[Brief]: Transcribe the material exactly. Images do not belong in the copy.

[Given material]:
---

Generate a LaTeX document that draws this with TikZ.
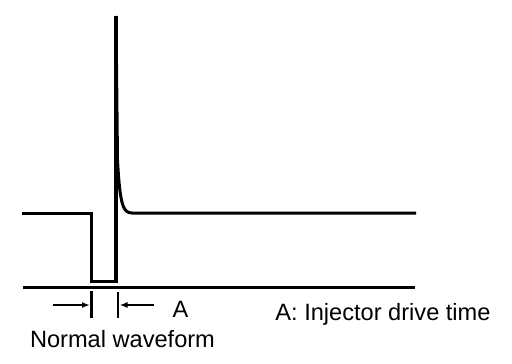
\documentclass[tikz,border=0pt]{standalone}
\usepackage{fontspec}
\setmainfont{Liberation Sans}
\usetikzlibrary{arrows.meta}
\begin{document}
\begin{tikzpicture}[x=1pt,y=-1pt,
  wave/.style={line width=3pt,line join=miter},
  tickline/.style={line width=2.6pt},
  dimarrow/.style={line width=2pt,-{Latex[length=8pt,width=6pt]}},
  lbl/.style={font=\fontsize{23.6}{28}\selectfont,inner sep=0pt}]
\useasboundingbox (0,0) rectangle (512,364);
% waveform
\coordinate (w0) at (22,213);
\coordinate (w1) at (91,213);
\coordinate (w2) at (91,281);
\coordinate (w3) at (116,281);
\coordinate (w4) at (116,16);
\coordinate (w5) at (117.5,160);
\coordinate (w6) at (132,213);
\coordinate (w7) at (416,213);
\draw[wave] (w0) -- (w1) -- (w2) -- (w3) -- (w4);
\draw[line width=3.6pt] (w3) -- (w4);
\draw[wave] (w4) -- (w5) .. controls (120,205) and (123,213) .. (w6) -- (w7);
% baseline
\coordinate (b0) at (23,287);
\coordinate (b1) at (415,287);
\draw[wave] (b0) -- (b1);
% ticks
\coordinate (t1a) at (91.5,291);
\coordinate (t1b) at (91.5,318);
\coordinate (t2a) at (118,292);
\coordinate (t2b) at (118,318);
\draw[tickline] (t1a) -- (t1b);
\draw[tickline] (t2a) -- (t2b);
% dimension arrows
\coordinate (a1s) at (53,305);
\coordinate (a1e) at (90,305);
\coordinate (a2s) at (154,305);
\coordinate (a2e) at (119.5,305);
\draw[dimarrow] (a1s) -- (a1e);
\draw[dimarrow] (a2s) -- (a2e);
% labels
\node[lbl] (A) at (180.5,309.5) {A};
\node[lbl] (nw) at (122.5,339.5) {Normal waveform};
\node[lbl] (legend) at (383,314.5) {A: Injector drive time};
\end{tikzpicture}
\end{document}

---

[Complete response]:
Generate a LaTeX document that draws this with TikZ.
\documentclass[tikz,border=0pt]{standalone}
\usepackage{fontspec}
\setmainfont{Liberation Sans}
\usetikzlibrary{arrows.meta}
\begin{document}
\begin{tikzpicture}[x=1pt,y=-1pt,
  wave/.style={line width=3pt,line join=miter},
  tickline/.style={line width=2.6pt},
  dimarrow/.style={line width=2pt,-{Latex[length=8pt,width=6pt]}},
  lbl/.style={font=\fontsize{23.6}{28}\selectfont,inner sep=0pt}]
\useasboundingbox (0,0) rectangle (512,364);
% waveform
\coordinate (w0) at (22,213);
\coordinate (w1) at (91,213);
\coordinate (w2) at (91,281);
\coordinate (w3) at (116,281);
\coordinate (w4) at (116,16);
\coordinate (w5) at (117.5,160);
\coordinate (w6) at (132,213);
\coordinate (w7) at (416,213);
\draw[wave] (w0) -- (w1) -- (w2) -- (w3) -- (w4);
\draw[line width=3.6pt] (w3) -- (w4);
\draw[wave] (w4) -- (w5) .. controls (120,205) and (123,213) .. (w6) -- (w7);
% baseline
\coordinate (b0) at (23,287);
\coordinate (b1) at (415,287);
\draw[wave] (b0) -- (b1);
% ticks
\coordinate (t1a) at (91.5,291);
\coordinate (t1b) at (91.5,318);
\coordinate (t2a) at (118,292);
\coordinate (t2b) at (118,318);
\draw[tickline] (t1a) -- (t1b);
\draw[tickline] (t2a) -- (t2b);
% dimension arrows
\coordinate (a1s) at (53,305);
\coordinate (a1e) at (90,305);
\coordinate (a2s) at (154,305);
\coordinate (a2e) at (119.5,305);
\draw[dimarrow] (a1s) -- (a1e);
\draw[dimarrow] (a2s) -- (a2e);
% labels
\node[lbl] (A) at (180.5,309.5) {A};
\node[lbl] (nw) at (122.5,339.5) {Normal waveform};
\node[lbl] (legend) at (383,314.5) {A: Injector drive time};
\end{tikzpicture}
\end{document}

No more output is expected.